Daily Pulse

The Summer Against Climate Change

When climate change campaign I Count’s Lucy Pearce said, "Individually we are great but together we are irresistible," it seemed to set the tone for a summer focused on global warming.

She made the comment after 70,000 Glastonbury-goers – about half of the attendance – signed her organization’s petition calling for action on global warming.

Within a month of attracting that support from what’s known as the world’s biggest festival, more than 150 acts had combined to do their bit toward saving the planet by performing the Live Earth shows in either London, Hamburg, Johannesburg, Washington, New York, Sydney, Tokyo, Shanghai or Rio de Janeiro.

It’s hard to say if I Count’s campaign to "Stop Climate Chaos" or the combined efforts of the acts that played Live Earth will have any lasting effect on the way the world burns energy.

The U.K.’s print media was certainly underwhelmed by the July 7th global happening, with The Independent On Sunday being the only major paper to give it front-page coverage.

Some papers questioned whether entertainers make good role models, as News Of The World calculated that Madonna’s carbon emissions from nine houses, a fleet of cars, a private jet and the "Confessions" tour means her carbon footprint is 100 times greater than the average Brit’s.

Other sections of the media have questioned why Al Gore, a former U.S. vice president, didn’t spend more time worrying about global warming when he was in a position to do more about it.

Arguably, more tangible good is being done by the individual and relatively unsung efforts of the various festivals and suppliers taking their own action to help improve the environment.
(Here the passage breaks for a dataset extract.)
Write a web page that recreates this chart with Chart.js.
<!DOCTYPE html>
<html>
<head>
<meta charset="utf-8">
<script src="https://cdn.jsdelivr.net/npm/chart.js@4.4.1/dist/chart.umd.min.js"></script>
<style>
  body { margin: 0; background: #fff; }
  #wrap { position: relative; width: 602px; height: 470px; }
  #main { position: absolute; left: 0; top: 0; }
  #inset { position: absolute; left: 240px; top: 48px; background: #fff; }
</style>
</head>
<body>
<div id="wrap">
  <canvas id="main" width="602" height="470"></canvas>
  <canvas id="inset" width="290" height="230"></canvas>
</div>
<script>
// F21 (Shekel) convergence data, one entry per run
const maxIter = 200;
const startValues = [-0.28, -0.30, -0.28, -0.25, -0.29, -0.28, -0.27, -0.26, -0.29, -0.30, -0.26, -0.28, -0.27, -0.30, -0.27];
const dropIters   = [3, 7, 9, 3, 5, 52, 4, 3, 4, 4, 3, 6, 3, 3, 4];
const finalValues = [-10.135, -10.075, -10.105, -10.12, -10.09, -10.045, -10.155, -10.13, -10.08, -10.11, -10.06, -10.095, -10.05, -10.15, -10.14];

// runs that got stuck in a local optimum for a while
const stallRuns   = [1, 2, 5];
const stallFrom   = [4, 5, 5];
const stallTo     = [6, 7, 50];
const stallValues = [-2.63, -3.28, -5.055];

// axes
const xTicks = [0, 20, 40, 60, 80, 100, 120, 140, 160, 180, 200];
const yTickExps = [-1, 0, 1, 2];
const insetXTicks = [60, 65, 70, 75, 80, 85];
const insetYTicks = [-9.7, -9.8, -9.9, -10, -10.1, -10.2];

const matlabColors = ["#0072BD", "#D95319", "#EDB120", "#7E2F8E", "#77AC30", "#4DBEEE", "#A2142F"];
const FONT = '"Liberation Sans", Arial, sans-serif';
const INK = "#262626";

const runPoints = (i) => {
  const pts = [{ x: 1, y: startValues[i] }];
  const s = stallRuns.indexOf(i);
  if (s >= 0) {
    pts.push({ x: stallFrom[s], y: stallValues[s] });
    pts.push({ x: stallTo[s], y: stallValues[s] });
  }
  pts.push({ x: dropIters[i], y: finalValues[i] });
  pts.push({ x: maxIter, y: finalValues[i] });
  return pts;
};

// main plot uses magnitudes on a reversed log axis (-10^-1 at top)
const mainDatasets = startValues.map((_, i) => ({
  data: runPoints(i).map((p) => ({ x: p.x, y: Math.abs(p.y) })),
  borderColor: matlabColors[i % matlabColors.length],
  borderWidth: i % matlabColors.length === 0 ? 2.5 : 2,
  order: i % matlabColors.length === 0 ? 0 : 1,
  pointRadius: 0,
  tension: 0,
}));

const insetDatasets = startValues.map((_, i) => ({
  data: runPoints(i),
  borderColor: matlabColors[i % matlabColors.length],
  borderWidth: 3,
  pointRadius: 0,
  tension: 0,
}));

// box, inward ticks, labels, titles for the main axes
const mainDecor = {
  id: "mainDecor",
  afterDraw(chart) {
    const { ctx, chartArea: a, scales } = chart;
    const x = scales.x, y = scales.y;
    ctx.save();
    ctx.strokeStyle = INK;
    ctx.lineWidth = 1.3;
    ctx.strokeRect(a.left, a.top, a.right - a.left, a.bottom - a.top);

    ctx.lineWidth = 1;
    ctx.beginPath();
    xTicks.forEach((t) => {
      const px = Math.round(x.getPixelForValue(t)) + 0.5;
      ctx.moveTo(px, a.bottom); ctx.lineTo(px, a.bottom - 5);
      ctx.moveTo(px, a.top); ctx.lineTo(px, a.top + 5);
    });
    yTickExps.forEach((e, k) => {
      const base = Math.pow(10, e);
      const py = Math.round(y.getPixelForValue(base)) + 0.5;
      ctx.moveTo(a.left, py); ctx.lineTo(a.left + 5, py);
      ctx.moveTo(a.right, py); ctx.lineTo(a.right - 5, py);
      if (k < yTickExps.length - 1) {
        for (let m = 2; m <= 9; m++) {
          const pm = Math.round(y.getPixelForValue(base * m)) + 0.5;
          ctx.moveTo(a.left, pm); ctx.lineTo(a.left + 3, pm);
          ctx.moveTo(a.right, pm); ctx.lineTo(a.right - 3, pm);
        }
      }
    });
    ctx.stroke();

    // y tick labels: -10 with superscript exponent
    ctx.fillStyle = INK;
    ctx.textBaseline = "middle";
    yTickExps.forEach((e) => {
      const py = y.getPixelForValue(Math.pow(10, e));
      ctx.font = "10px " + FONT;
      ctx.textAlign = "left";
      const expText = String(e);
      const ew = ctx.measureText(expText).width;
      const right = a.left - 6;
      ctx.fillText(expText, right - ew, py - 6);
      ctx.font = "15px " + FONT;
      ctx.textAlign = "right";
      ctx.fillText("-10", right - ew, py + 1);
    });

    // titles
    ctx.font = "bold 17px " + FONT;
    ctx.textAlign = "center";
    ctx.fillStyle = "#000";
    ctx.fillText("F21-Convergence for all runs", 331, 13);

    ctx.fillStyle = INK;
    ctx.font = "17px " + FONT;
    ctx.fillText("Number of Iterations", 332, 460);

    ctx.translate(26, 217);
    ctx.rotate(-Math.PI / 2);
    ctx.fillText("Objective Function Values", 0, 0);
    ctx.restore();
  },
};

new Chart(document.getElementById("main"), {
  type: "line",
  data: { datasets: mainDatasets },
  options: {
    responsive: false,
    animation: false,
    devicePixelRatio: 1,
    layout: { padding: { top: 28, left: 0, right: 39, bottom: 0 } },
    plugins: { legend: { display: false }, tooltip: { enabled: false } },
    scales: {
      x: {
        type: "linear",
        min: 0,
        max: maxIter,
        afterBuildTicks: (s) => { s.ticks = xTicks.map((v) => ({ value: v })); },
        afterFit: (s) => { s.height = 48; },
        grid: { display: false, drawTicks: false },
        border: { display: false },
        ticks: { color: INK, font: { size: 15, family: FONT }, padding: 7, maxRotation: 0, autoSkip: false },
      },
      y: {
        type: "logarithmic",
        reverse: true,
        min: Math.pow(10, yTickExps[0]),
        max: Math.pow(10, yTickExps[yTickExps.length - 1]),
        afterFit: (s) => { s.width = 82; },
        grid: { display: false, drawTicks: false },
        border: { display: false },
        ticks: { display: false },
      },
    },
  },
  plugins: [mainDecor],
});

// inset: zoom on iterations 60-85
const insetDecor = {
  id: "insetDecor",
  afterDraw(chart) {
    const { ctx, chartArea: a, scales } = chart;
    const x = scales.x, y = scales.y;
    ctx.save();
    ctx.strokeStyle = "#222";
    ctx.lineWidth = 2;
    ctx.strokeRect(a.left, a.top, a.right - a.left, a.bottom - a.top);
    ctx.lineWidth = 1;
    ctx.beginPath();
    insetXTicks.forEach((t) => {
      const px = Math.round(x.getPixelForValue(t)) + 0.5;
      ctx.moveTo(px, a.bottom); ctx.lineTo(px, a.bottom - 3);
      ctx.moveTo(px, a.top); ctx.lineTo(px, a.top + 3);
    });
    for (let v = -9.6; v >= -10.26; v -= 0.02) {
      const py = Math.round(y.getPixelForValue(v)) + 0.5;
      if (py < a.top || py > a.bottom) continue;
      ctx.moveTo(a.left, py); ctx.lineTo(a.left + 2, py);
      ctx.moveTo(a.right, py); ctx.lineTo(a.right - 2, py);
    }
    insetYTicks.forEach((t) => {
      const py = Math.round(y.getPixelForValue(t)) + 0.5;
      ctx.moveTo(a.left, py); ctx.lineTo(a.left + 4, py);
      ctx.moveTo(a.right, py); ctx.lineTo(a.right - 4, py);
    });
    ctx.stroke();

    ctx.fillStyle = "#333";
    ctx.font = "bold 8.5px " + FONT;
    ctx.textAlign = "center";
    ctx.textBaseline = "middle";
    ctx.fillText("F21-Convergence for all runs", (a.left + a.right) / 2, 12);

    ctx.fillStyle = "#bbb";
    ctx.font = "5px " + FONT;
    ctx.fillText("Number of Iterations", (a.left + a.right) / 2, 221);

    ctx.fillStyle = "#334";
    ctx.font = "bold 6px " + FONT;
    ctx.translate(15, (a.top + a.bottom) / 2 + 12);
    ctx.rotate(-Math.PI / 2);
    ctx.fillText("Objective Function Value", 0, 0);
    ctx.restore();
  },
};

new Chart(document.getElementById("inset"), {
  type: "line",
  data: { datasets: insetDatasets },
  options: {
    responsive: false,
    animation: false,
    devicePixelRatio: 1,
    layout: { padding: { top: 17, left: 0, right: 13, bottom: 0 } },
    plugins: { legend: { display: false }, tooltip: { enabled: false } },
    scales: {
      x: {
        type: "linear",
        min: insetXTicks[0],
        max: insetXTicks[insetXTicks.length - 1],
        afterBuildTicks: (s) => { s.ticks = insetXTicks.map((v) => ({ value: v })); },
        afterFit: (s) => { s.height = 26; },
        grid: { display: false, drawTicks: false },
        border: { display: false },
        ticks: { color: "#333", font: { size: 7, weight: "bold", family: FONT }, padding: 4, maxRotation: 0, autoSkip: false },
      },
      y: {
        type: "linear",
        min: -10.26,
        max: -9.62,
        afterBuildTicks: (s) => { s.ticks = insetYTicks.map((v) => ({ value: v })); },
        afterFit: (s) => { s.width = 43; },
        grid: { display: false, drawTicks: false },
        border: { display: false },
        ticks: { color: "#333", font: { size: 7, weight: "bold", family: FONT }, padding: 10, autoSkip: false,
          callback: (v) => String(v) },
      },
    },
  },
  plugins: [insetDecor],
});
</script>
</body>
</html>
Geoff Ellis of Scotland’s T In The Park Festival, which happened over the same July 6-8 weekend as Live Earth and has claims to be the world’s first "carbon neutral festival," chaired an ILMC panel where the industry discussed what can be done to make the world cleaner.

The more innovative ideas starting up include Switzerland’s Gurtenfestival (July 19-22) having crockery made from sugar cane fiber so it can be fermented with other refuse to make a biogas that’s converted to eco-electricity.
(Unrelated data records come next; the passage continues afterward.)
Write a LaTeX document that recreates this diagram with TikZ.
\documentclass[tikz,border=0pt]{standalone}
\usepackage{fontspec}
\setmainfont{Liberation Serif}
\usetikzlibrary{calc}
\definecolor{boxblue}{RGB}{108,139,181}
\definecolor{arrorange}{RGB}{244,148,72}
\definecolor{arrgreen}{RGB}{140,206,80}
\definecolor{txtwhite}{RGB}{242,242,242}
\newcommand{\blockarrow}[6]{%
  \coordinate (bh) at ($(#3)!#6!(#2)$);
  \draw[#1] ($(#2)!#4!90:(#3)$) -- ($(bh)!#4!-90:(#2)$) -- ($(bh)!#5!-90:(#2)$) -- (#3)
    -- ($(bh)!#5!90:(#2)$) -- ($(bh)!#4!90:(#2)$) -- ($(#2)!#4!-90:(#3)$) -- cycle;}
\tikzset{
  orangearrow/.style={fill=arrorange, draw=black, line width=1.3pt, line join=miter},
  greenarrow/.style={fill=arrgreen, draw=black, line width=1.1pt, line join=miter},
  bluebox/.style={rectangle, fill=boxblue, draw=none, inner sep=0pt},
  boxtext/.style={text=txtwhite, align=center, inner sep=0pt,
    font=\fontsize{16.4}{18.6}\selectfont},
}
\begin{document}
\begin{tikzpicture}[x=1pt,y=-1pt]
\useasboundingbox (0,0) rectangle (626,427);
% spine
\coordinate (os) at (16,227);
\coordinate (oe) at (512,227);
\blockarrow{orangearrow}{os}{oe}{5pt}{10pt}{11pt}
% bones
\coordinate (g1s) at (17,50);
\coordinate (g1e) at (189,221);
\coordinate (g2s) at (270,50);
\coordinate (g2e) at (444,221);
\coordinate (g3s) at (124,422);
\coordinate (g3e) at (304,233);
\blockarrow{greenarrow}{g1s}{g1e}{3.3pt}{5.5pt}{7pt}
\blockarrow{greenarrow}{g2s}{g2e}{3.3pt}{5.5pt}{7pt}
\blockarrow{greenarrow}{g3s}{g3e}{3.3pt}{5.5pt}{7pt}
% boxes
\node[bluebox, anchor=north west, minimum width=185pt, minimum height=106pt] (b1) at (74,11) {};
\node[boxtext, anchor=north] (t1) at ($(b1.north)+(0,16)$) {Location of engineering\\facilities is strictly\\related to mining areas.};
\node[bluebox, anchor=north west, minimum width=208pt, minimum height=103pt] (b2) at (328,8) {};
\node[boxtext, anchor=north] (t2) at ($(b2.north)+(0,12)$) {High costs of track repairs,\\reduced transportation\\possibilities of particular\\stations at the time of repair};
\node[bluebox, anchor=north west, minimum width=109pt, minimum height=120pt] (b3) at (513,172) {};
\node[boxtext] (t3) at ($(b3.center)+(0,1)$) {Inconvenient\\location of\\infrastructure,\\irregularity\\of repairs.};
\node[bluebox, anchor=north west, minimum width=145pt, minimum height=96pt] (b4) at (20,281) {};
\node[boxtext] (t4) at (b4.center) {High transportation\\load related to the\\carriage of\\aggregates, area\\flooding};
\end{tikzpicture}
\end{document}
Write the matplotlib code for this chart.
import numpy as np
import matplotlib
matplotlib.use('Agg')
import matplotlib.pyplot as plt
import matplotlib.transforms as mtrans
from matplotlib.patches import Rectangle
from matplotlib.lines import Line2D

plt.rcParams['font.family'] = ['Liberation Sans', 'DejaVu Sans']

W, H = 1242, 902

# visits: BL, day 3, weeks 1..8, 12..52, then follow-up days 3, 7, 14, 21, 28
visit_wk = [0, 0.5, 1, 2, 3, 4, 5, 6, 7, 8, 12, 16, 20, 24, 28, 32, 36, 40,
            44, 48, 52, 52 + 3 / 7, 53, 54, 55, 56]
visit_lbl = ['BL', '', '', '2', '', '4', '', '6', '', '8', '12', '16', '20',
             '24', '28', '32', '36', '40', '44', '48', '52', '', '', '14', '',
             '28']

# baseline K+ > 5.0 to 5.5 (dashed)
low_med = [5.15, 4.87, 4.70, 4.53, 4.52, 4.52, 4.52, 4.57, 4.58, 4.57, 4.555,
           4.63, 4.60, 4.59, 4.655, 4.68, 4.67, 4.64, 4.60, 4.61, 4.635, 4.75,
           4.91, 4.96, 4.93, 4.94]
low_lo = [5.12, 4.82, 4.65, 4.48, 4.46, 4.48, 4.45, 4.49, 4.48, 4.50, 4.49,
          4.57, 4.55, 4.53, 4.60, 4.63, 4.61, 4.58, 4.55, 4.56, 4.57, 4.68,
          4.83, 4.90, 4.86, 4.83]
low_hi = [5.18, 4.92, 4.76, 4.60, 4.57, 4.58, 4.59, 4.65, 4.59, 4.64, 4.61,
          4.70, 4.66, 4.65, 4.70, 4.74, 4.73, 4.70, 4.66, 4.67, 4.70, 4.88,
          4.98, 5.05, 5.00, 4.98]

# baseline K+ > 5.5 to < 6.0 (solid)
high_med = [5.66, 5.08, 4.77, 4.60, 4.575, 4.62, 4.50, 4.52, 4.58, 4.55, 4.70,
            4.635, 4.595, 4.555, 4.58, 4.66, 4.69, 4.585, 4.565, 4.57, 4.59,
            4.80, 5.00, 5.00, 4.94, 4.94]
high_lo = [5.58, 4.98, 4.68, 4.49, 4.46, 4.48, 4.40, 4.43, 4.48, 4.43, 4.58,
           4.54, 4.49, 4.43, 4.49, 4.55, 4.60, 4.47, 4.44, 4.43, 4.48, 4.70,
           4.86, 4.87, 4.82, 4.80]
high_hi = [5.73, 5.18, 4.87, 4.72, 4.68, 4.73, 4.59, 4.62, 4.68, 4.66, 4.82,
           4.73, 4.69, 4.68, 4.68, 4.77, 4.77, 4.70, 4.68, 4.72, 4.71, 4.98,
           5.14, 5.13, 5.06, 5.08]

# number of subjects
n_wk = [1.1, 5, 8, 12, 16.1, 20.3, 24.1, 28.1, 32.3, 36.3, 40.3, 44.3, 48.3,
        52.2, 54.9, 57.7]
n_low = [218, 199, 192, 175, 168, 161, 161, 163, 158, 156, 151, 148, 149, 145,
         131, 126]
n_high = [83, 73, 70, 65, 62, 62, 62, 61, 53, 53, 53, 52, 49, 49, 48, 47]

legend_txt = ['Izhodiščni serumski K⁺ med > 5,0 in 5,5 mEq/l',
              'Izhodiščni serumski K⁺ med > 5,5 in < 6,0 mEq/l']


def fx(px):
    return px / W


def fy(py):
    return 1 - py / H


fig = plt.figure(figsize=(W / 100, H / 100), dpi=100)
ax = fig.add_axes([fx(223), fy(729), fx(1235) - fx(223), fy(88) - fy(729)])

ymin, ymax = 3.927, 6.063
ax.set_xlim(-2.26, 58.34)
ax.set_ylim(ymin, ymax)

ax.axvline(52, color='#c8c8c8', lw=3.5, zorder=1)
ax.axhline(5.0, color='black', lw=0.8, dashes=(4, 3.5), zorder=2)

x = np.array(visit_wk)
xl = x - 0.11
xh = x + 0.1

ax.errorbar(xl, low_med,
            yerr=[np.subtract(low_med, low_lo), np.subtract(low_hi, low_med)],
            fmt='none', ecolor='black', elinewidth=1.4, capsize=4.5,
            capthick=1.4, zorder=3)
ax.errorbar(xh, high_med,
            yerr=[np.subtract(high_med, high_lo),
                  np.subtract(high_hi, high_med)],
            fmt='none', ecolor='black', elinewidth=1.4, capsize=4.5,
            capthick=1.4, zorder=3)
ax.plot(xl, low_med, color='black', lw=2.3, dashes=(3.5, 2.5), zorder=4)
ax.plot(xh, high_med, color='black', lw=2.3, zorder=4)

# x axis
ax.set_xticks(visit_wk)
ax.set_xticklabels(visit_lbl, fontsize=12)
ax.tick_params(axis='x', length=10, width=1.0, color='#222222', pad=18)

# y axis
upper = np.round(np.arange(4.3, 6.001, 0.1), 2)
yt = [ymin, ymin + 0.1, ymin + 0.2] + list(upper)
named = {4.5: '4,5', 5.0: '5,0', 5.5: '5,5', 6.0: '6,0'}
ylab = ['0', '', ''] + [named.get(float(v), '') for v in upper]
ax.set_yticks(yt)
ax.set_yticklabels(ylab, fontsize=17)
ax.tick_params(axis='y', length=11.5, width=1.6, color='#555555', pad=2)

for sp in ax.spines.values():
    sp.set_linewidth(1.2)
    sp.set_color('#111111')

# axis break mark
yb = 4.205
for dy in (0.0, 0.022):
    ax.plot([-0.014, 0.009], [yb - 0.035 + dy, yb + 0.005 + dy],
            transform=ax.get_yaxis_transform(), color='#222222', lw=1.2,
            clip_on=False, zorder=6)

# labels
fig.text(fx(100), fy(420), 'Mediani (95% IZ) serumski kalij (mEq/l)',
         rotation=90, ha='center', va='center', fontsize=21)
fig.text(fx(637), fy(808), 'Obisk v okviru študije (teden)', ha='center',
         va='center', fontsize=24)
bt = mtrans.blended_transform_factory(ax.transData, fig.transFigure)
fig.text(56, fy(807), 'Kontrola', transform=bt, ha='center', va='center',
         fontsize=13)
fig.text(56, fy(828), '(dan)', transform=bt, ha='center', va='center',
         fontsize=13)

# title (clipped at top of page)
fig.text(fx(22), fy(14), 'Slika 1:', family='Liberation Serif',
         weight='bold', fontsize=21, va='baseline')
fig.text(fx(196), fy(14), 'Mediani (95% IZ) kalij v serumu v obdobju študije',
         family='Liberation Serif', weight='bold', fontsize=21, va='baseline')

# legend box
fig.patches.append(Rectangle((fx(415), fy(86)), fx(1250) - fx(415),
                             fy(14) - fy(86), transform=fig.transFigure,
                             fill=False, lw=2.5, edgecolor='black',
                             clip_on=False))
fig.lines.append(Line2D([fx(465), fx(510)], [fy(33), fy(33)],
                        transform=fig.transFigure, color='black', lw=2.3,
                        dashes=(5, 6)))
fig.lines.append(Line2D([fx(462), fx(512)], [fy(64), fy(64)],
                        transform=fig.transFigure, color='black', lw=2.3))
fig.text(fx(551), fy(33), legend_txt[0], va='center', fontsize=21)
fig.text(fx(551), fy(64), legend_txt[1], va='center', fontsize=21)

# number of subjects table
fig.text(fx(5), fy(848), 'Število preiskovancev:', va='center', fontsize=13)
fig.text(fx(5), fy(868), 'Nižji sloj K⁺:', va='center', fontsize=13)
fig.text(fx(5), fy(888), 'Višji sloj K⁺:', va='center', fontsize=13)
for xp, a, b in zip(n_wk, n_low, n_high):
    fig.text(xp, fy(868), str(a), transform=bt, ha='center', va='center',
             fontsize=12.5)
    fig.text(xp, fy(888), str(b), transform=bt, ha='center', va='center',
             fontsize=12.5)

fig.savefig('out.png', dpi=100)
Several European festivals have their own methods of clearing waste and recycling it.

Two weeks before the U.K.’s Star Events Group started its China-based operation by supplying its first full outdoor stage system for Shanghai’s Live Earth, the company announced it had installed bulk refueling facilities at its Bedfordshire HQ. Its British transport fleet will be running on biodiesel in the future.

Of the Live Earths staged in Europe, the German leg staged in Hamburg produced the most upbeat media reaction, as the papers pointed out that at least it caused the fans who went – and a massive TV audience – to focus on global warming for a day.

"The bottom line is that if nothing else, the issue of climate protection was a lot of fun for two billion people for one day" said Bild am Sonntag, Germany’s best-selling Sunday newspaper.